Instruction
Give all the lines below again, exactly, with no pictures.

Provided material

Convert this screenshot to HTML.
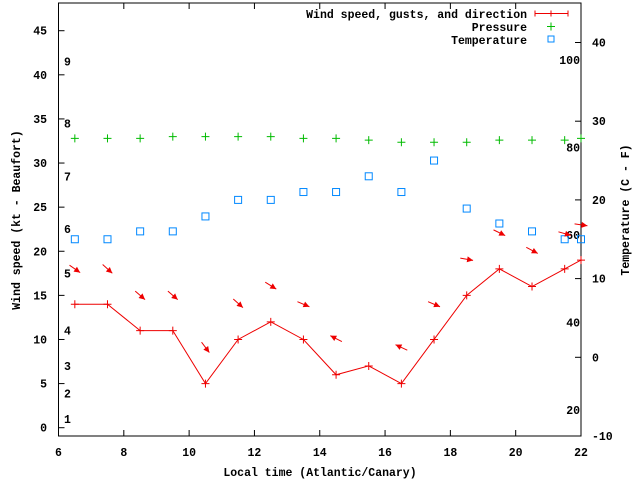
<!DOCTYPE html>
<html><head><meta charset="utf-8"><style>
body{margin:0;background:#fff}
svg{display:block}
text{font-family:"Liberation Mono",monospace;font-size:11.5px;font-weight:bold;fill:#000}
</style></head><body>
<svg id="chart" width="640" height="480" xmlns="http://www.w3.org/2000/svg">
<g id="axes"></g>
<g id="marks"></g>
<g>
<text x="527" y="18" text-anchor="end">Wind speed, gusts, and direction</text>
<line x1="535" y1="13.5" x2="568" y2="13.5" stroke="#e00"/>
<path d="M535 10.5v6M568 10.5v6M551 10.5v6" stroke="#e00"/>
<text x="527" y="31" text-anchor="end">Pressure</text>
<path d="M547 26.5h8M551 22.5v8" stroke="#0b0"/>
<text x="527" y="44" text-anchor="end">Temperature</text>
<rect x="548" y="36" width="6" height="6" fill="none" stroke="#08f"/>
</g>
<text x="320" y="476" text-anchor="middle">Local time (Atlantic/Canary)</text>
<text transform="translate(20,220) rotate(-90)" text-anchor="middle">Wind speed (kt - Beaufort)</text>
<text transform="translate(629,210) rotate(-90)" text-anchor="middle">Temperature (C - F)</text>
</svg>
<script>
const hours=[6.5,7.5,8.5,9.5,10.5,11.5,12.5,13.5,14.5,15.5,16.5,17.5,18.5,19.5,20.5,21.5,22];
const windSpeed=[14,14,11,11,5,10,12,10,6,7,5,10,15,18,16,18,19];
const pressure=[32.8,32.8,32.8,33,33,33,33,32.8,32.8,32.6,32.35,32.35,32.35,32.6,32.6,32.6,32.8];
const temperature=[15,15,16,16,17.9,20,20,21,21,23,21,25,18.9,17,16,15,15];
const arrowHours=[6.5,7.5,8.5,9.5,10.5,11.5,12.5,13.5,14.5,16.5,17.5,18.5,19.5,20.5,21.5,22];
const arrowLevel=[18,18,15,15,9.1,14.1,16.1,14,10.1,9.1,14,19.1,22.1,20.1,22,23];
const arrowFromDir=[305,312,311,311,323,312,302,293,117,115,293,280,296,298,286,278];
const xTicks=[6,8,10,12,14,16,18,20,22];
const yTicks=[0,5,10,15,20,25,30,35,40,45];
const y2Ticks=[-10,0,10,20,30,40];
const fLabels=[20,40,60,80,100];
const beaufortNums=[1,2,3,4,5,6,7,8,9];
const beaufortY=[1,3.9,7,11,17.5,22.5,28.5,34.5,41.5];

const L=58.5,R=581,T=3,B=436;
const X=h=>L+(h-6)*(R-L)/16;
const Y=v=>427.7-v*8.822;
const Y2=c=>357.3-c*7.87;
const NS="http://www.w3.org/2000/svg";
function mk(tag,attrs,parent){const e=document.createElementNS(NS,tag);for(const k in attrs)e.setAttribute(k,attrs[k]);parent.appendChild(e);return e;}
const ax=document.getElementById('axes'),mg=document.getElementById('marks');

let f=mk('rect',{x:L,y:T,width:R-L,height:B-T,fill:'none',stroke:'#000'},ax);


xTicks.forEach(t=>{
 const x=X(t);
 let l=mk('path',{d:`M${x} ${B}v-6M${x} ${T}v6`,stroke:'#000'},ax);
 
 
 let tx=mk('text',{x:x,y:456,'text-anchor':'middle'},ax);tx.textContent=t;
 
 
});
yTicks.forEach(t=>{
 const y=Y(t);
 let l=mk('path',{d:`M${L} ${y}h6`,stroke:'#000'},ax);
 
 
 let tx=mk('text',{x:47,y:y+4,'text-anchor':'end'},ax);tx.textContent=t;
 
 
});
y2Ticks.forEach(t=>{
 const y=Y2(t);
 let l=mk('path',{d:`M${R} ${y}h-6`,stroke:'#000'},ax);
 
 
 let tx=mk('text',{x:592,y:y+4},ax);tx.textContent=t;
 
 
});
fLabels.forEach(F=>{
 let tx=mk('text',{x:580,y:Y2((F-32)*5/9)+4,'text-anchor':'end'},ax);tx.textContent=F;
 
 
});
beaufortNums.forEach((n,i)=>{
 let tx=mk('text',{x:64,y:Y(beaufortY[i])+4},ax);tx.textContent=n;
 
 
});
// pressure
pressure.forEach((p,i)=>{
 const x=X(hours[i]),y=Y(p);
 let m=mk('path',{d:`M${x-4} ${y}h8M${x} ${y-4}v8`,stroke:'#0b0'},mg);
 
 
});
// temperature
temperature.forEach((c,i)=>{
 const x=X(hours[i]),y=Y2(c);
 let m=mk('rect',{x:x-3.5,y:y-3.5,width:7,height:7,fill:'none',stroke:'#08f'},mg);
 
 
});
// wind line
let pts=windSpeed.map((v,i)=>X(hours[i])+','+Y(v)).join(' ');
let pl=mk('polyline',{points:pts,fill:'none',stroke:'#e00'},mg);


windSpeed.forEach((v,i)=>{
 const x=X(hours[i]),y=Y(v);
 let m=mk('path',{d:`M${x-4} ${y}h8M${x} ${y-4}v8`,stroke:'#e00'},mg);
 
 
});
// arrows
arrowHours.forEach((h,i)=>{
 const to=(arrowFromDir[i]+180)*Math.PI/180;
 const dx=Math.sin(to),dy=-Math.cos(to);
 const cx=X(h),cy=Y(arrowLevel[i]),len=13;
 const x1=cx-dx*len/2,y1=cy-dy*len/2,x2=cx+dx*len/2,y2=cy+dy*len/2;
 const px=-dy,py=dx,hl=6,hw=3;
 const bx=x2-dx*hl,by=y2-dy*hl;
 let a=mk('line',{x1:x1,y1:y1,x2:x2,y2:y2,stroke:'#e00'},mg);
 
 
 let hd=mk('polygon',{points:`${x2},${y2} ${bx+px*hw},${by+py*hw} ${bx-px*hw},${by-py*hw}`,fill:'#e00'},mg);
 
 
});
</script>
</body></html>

Answer in full
Convert this screenshot to HTML.
<!DOCTYPE html>
<html><head><meta charset="utf-8"><style>
body{margin:0;background:#fff}
svg{display:block}
text{font-family:"Liberation Mono",monospace;font-size:11.5px;font-weight:bold;fill:#000}
</style></head><body>
<svg id="chart" width="640" height="480" xmlns="http://www.w3.org/2000/svg">
<g id="axes"></g>
<g id="marks"></g>
<g>
<text x="527" y="18" text-anchor="end">Wind speed, gusts, and direction</text>
<line x1="535" y1="13.5" x2="568" y2="13.5" stroke="#e00"/>
<path d="M535 10.5v6M568 10.5v6M551 10.5v6" stroke="#e00"/>
<text x="527" y="31" text-anchor="end">Pressure</text>
<path d="M547 26.5h8M551 22.5v8" stroke="#0b0"/>
<text x="527" y="44" text-anchor="end">Temperature</text>
<rect x="548" y="36" width="6" height="6" fill="none" stroke="#08f"/>
</g>
<text x="320" y="476" text-anchor="middle">Local time (Atlantic/Canary)</text>
<text transform="translate(20,220) rotate(-90)" text-anchor="middle">Wind speed (kt - Beaufort)</text>
<text transform="translate(629,210) rotate(-90)" text-anchor="middle">Temperature (C - F)</text>
</svg>
<script>
const hours=[6.5,7.5,8.5,9.5,10.5,11.5,12.5,13.5,14.5,15.5,16.5,17.5,18.5,19.5,20.5,21.5,22];
const windSpeed=[14,14,11,11,5,10,12,10,6,7,5,10,15,18,16,18,19];
const pressure=[32.8,32.8,32.8,33,33,33,33,32.8,32.8,32.6,32.35,32.35,32.35,32.6,32.6,32.6,32.8];
const temperature=[15,15,16,16,17.9,20,20,21,21,23,21,25,18.9,17,16,15,15];
const arrowHours=[6.5,7.5,8.5,9.5,10.5,11.5,12.5,13.5,14.5,16.5,17.5,18.5,19.5,20.5,21.5,22];
const arrowLevel=[18,18,15,15,9.1,14.1,16.1,14,10.1,9.1,14,19.1,22.1,20.1,22,23];
const arrowFromDir=[305,312,311,311,323,312,302,293,117,115,293,280,296,298,286,278];
const xTicks=[6,8,10,12,14,16,18,20,22];
const yTicks=[0,5,10,15,20,25,30,35,40,45];
const y2Ticks=[-10,0,10,20,30,40];
const fLabels=[20,40,60,80,100];
const beaufortNums=[1,2,3,4,5,6,7,8,9];
const beaufortY=[1,3.9,7,11,17.5,22.5,28.5,34.5,41.5];

const L=58.5,R=581,T=3,B=436;
const X=h=>L+(h-6)*(R-L)/16;
const Y=v=>427.7-v*8.822;
const Y2=c=>357.3-c*7.87;
const NS="http://www.w3.org/2000/svg";
function mk(tag,attrs,parent){const e=document.createElementNS(NS,tag);for(const k in attrs)e.setAttribute(k,attrs[k]);parent.appendChild(e);return e;}
const ax=document.getElementById('axes'),mg=document.getElementById('marks');

let f=mk('rect',{x:L,y:T,width:R-L,height:B-T,fill:'none',stroke:'#000'},ax);


xTicks.forEach(t=>{
 const x=X(t);
 let l=mk('path',{d:`M${x} ${B}v-6M${x} ${T}v6`,stroke:'#000'},ax);
 
 
 let tx=mk('text',{x:x,y:456,'text-anchor':'middle'},ax);tx.textContent=t;
 
 
});
yTicks.forEach(t=>{
 const y=Y(t);
 let l=mk('path',{d:`M${L} ${y}h6`,stroke:'#000'},ax);
 
 
 let tx=mk('text',{x:47,y:y+4,'text-anchor':'end'},ax);tx.textContent=t;
 
 
});
y2Ticks.forEach(t=>{
 const y=Y2(t);
 let l=mk('path',{d:`M${R} ${y}h-6`,stroke:'#000'},ax);
 
 
 let tx=mk('text',{x:592,y:y+4},ax);tx.textContent=t;
 
 
});
fLabels.forEach(F=>{
 let tx=mk('text',{x:580,y:Y2((F-32)*5/9)+4,'text-anchor':'end'},ax);tx.textContent=F;
 
 
});
beaufortNums.forEach((n,i)=>{
 let tx=mk('text',{x:64,y:Y(beaufortY[i])+4},ax);tx.textContent=n;
 
 
});
// pressure
pressure.forEach((p,i)=>{
 const x=X(hours[i]),y=Y(p);
 let m=mk('path',{d:`M${x-4} ${y}h8M${x} ${y-4}v8`,stroke:'#0b0'},mg);
 
 
});
// temperature
temperature.forEach((c,i)=>{
 const x=X(hours[i]),y=Y2(c);
 let m=mk('rect',{x:x-3.5,y:y-3.5,width:7,height:7,fill:'none',stroke:'#08f'},mg);
 
 
});
// wind line
let pts=windSpeed.map((v,i)=>X(hours[i])+','+Y(v)).join(' ');
let pl=mk('polyline',{points:pts,fill:'none',stroke:'#e00'},mg);


windSpeed.forEach((v,i)=>{
 const x=X(hours[i]),y=Y(v);
 let m=mk('path',{d:`M${x-4} ${y}h8M${x} ${y-4}v8`,stroke:'#e00'},mg);
 
 
});
// arrows
arrowHours.forEach((h,i)=>{
 const to=(arrowFromDir[i]+180)*Math.PI/180;
 const dx=Math.sin(to),dy=-Math.cos(to);
 const cx=X(h),cy=Y(arrowLevel[i]),len=13;
 const x1=cx-dx*len/2,y1=cy-dy*len/2,x2=cx+dx*len/2,y2=cy+dy*len/2;
 const px=-dy,py=dx,hl=6,hw=3;
 const bx=x2-dx*hl,by=y2-dy*hl;
 let a=mk('line',{x1:x1,y1:y1,x2:x2,y2:y2,stroke:'#e00'},mg);
 
 
 let hd=mk('polygon',{points:`${x2},${y2} ${bx+px*hw},${by+py*hw} ${bx-px*hw},${by-py*hw}`,fill:'#e00'},mg);
 
 
});
</script>
</body></html>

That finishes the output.